> [Exercise data]
------------------------------------------------------------

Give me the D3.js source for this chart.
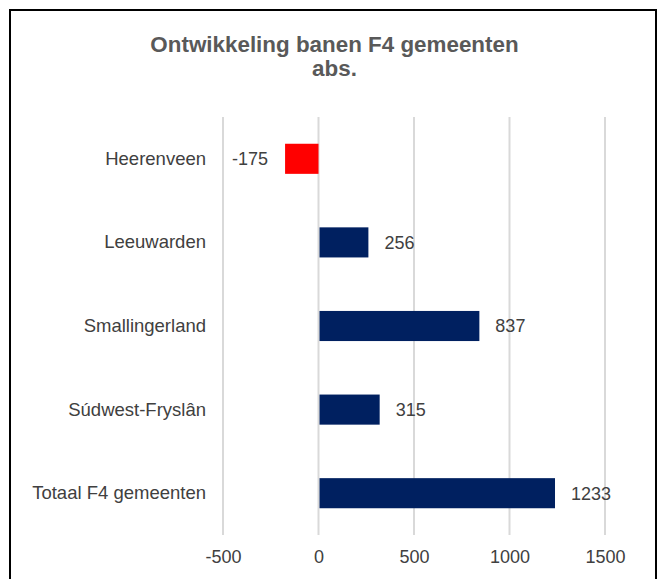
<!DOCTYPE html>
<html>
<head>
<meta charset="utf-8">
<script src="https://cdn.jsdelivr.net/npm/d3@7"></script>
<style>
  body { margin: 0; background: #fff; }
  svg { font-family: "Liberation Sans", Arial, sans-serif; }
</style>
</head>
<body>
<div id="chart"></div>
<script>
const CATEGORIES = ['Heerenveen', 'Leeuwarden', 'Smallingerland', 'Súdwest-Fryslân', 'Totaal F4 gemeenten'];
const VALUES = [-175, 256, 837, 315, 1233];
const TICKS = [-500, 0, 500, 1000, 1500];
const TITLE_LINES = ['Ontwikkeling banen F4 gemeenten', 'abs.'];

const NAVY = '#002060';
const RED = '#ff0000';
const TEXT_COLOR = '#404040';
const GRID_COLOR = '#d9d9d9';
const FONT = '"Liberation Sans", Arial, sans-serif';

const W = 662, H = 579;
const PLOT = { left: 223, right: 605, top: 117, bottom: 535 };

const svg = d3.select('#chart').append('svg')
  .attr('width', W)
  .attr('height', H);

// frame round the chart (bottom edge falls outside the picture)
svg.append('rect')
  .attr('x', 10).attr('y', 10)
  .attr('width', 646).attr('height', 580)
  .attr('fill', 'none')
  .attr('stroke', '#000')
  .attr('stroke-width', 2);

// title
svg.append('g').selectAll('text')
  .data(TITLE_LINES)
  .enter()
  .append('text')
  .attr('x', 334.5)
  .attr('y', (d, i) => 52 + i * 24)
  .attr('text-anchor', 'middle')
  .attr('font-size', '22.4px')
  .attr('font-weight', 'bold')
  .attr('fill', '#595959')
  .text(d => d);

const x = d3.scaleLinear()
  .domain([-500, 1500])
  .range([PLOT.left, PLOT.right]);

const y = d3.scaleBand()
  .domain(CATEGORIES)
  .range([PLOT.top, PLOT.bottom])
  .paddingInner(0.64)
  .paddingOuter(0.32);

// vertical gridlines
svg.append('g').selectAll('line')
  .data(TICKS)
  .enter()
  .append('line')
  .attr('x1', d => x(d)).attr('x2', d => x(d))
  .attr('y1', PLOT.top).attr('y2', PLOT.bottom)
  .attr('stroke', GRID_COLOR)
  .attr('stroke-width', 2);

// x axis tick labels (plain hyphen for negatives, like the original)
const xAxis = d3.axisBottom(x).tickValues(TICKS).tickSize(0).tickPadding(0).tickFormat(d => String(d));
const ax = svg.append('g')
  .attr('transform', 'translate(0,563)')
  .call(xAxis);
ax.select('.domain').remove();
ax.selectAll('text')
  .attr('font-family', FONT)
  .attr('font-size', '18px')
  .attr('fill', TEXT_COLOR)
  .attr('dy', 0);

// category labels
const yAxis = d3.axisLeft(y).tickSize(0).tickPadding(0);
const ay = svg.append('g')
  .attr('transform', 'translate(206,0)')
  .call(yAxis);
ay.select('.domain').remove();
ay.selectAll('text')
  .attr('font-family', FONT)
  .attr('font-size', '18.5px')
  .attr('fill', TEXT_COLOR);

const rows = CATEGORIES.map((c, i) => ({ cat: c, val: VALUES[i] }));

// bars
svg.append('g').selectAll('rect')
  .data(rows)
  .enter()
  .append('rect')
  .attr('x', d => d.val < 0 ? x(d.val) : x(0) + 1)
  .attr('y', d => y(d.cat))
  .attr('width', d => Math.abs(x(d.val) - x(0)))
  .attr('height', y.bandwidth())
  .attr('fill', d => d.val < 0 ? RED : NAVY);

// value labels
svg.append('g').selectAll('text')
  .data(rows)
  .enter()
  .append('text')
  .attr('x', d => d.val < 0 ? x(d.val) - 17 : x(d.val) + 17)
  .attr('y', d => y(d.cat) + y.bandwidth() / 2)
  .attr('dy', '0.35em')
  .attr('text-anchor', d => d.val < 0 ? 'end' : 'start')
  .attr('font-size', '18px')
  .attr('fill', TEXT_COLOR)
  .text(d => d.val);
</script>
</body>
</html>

------------------------------------------------------------

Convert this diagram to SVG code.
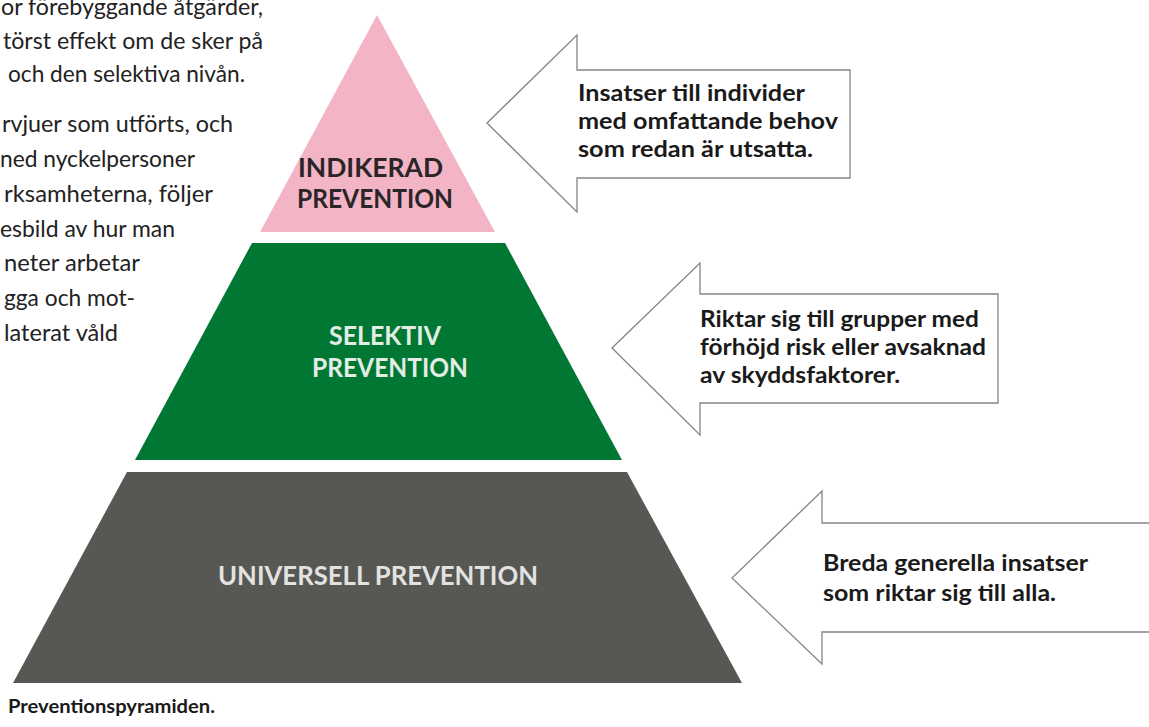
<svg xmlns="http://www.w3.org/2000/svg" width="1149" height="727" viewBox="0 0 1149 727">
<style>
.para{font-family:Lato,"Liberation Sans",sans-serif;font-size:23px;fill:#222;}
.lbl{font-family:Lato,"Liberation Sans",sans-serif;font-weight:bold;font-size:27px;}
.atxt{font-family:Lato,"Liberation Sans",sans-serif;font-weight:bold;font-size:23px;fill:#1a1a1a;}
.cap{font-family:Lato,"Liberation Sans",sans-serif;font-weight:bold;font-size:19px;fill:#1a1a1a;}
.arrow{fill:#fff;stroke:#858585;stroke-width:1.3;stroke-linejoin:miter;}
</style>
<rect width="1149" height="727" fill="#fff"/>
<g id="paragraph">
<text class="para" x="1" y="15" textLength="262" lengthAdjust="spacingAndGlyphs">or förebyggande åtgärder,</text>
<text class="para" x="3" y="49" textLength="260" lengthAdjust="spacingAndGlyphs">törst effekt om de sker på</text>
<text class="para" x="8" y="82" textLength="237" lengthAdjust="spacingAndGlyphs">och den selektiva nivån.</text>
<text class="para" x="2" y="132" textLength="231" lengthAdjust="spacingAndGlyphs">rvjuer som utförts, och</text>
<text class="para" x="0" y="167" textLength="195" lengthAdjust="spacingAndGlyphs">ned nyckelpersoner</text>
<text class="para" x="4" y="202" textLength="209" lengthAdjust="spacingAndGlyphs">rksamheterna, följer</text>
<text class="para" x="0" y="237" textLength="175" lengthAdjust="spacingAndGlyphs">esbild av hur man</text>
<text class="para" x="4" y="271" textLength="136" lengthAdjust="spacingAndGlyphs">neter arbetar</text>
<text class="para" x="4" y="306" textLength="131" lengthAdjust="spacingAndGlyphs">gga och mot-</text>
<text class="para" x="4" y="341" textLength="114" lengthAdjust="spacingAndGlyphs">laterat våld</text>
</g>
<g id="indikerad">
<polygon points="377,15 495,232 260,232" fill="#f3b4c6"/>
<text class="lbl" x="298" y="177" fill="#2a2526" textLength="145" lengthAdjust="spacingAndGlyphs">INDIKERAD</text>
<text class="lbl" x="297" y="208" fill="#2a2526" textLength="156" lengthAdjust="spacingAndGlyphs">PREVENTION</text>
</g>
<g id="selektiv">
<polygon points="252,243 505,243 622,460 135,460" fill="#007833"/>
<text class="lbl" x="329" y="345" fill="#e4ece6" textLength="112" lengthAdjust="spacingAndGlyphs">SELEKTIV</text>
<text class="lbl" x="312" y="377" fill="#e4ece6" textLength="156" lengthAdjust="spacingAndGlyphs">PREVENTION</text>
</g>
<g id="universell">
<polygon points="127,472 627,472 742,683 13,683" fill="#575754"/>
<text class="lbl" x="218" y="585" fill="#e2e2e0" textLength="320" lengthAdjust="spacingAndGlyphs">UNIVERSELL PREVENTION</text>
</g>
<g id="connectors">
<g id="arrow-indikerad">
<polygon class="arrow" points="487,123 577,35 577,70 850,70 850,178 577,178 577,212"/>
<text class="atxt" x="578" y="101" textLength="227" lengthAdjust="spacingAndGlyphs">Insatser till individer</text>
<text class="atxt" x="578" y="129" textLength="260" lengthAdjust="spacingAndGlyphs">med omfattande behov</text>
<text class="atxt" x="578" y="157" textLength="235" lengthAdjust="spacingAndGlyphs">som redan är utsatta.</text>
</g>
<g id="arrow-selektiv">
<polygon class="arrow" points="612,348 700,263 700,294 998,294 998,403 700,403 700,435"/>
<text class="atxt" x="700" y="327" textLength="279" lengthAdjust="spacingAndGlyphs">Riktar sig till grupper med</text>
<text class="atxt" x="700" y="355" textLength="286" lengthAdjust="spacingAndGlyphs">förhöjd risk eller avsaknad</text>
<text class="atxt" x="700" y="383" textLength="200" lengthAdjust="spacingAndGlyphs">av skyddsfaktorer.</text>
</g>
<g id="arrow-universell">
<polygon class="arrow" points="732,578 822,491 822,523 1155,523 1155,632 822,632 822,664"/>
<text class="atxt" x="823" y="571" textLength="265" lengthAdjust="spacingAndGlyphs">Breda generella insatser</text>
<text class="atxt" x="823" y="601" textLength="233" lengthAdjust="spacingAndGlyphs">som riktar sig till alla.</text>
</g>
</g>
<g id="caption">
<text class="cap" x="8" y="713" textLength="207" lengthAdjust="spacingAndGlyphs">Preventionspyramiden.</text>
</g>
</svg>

------------------------------------------------------------

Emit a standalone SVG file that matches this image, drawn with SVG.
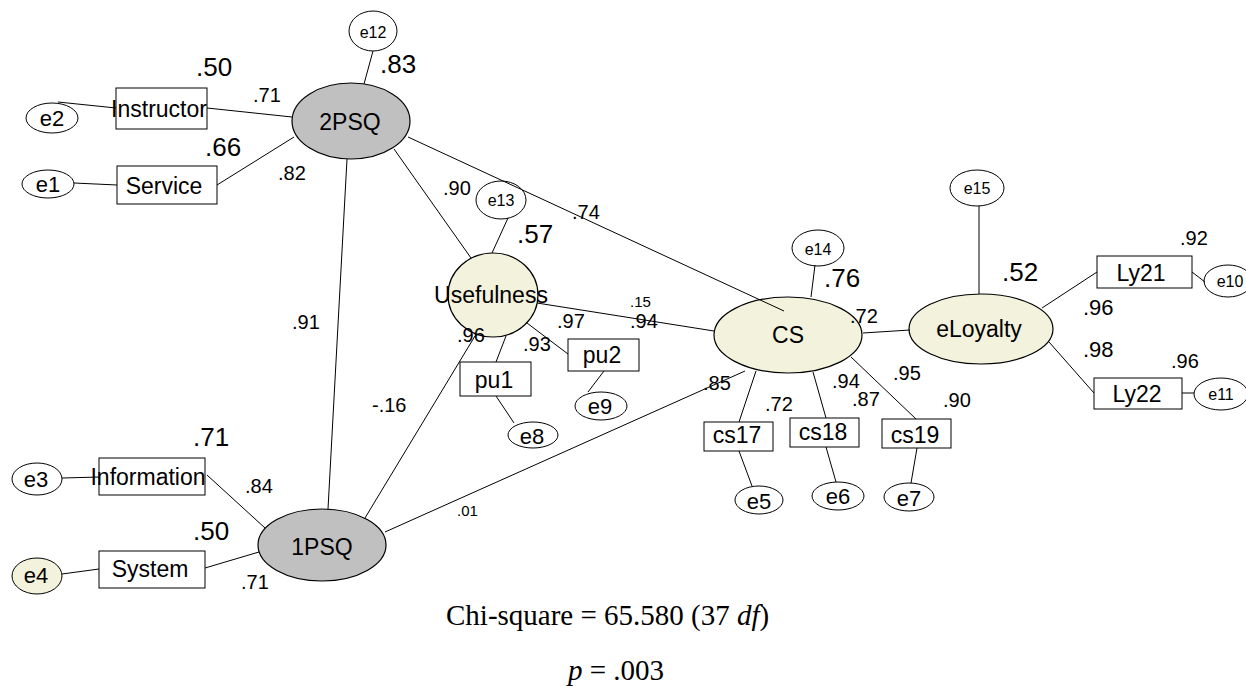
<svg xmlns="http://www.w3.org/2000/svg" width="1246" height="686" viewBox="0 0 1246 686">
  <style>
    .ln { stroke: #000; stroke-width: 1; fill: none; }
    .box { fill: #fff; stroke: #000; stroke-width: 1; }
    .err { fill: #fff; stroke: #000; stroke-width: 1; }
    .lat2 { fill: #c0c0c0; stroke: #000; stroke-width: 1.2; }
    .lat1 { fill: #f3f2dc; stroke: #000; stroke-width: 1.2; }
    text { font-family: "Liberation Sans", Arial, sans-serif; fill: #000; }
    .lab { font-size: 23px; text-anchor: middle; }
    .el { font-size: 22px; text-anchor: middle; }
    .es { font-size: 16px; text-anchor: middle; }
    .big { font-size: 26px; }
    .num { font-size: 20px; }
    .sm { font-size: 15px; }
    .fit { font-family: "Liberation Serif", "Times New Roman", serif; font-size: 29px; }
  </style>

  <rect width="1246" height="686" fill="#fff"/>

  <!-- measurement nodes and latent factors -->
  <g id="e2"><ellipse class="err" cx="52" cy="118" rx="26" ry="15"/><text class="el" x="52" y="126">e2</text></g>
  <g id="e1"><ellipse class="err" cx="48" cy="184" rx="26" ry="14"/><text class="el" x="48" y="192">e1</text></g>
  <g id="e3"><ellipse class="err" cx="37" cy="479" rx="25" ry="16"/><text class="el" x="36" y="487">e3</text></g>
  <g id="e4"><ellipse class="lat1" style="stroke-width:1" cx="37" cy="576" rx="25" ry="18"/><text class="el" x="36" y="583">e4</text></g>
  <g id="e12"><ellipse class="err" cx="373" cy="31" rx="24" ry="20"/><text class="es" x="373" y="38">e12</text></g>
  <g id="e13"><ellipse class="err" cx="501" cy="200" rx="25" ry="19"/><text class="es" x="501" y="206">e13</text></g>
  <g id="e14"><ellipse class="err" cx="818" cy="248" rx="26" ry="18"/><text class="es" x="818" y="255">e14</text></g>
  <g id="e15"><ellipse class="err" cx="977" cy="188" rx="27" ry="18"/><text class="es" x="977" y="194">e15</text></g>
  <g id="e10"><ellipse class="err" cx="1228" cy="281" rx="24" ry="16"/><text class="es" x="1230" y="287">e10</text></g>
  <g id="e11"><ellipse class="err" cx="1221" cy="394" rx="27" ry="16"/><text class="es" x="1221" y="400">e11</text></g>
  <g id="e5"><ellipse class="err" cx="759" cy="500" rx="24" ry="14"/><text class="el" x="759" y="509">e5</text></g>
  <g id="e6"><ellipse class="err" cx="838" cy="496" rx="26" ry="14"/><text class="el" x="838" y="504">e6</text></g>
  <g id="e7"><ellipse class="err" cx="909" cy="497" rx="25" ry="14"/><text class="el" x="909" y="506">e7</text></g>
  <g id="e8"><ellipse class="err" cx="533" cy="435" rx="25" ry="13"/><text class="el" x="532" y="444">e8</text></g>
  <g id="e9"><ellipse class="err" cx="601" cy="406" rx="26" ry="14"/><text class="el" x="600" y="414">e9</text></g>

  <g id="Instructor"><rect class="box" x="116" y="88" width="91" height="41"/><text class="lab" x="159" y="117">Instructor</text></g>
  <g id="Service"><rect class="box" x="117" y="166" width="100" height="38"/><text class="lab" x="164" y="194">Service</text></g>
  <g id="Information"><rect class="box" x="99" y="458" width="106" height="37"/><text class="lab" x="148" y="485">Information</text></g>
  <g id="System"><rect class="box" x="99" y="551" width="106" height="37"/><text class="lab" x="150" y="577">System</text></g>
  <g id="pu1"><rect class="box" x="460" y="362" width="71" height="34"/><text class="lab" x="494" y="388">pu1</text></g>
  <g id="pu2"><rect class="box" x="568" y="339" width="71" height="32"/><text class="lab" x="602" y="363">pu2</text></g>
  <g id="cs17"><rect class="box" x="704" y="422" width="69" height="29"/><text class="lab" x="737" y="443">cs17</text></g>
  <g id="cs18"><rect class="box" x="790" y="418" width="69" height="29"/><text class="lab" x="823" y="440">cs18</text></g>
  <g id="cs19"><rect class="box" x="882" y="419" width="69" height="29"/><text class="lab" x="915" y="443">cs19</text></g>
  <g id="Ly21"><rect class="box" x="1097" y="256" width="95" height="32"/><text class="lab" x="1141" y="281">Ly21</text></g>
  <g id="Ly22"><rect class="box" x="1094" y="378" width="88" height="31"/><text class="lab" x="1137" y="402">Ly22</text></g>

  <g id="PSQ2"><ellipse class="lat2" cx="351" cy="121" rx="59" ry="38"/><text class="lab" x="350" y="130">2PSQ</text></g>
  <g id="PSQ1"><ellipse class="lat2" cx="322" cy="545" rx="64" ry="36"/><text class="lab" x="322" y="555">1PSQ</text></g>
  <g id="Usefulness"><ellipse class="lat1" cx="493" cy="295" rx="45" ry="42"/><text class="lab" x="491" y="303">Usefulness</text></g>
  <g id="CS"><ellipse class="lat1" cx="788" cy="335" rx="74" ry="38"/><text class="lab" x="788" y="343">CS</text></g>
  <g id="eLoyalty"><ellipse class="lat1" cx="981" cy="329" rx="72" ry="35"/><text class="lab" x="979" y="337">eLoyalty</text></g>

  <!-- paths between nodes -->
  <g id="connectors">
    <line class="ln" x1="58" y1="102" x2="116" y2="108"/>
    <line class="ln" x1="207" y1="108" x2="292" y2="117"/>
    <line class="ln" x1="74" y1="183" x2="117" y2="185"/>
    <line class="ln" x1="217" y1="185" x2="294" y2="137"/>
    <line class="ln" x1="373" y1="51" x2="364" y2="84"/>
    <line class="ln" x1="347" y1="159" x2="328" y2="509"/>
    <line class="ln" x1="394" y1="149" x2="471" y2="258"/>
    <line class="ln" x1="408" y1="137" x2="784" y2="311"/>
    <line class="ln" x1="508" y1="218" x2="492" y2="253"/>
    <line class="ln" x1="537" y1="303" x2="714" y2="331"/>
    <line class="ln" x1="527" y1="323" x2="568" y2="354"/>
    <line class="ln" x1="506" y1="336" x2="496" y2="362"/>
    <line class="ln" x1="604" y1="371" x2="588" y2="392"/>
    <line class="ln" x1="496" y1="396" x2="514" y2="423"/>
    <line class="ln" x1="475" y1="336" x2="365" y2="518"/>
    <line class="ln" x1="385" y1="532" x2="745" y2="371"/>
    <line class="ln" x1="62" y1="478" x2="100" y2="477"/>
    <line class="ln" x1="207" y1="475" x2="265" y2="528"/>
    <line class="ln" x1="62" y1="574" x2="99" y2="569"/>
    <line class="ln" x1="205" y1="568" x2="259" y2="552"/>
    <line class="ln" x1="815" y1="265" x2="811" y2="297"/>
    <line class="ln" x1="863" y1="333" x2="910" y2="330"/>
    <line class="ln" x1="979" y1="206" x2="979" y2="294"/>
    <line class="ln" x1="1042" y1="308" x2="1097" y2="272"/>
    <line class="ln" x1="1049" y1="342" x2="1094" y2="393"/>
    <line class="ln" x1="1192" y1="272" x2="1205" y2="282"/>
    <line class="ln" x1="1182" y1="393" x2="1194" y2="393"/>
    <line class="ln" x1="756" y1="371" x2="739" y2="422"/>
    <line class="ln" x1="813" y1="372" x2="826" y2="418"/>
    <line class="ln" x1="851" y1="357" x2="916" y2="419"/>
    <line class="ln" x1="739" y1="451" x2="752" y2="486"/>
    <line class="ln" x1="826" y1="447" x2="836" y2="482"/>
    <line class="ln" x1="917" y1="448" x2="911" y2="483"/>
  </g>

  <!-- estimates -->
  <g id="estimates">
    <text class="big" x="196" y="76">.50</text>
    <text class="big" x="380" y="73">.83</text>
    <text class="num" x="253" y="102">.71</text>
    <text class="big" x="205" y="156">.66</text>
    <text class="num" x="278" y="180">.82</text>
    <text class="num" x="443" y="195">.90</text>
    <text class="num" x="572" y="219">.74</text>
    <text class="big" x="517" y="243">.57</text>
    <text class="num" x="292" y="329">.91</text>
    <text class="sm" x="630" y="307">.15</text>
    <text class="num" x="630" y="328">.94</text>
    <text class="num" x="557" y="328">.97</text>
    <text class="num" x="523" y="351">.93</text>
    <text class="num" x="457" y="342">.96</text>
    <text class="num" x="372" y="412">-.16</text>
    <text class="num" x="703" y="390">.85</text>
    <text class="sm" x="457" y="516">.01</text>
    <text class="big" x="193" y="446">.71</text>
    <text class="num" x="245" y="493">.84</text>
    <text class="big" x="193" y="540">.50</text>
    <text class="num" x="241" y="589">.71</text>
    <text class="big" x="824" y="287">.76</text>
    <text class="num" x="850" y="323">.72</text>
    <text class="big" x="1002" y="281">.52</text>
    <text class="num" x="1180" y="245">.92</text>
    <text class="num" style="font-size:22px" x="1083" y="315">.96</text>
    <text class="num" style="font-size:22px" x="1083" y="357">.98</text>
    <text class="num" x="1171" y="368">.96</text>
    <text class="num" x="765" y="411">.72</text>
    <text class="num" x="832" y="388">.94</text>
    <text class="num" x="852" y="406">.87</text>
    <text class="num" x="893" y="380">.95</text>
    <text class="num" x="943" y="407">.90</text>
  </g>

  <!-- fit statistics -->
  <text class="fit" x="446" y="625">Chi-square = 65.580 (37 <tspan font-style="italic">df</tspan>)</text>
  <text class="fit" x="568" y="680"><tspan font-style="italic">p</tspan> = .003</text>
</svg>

------------------------------------------------------------

> [Instructions to follow] Identify each line in the records above containing the word "this"; copy those lines.

> [Final result]
Give me the D3.js source for this chart.
Convert this diagram to SVG code.
Emit a standalone SVG file that matches this image, drawn with SVG.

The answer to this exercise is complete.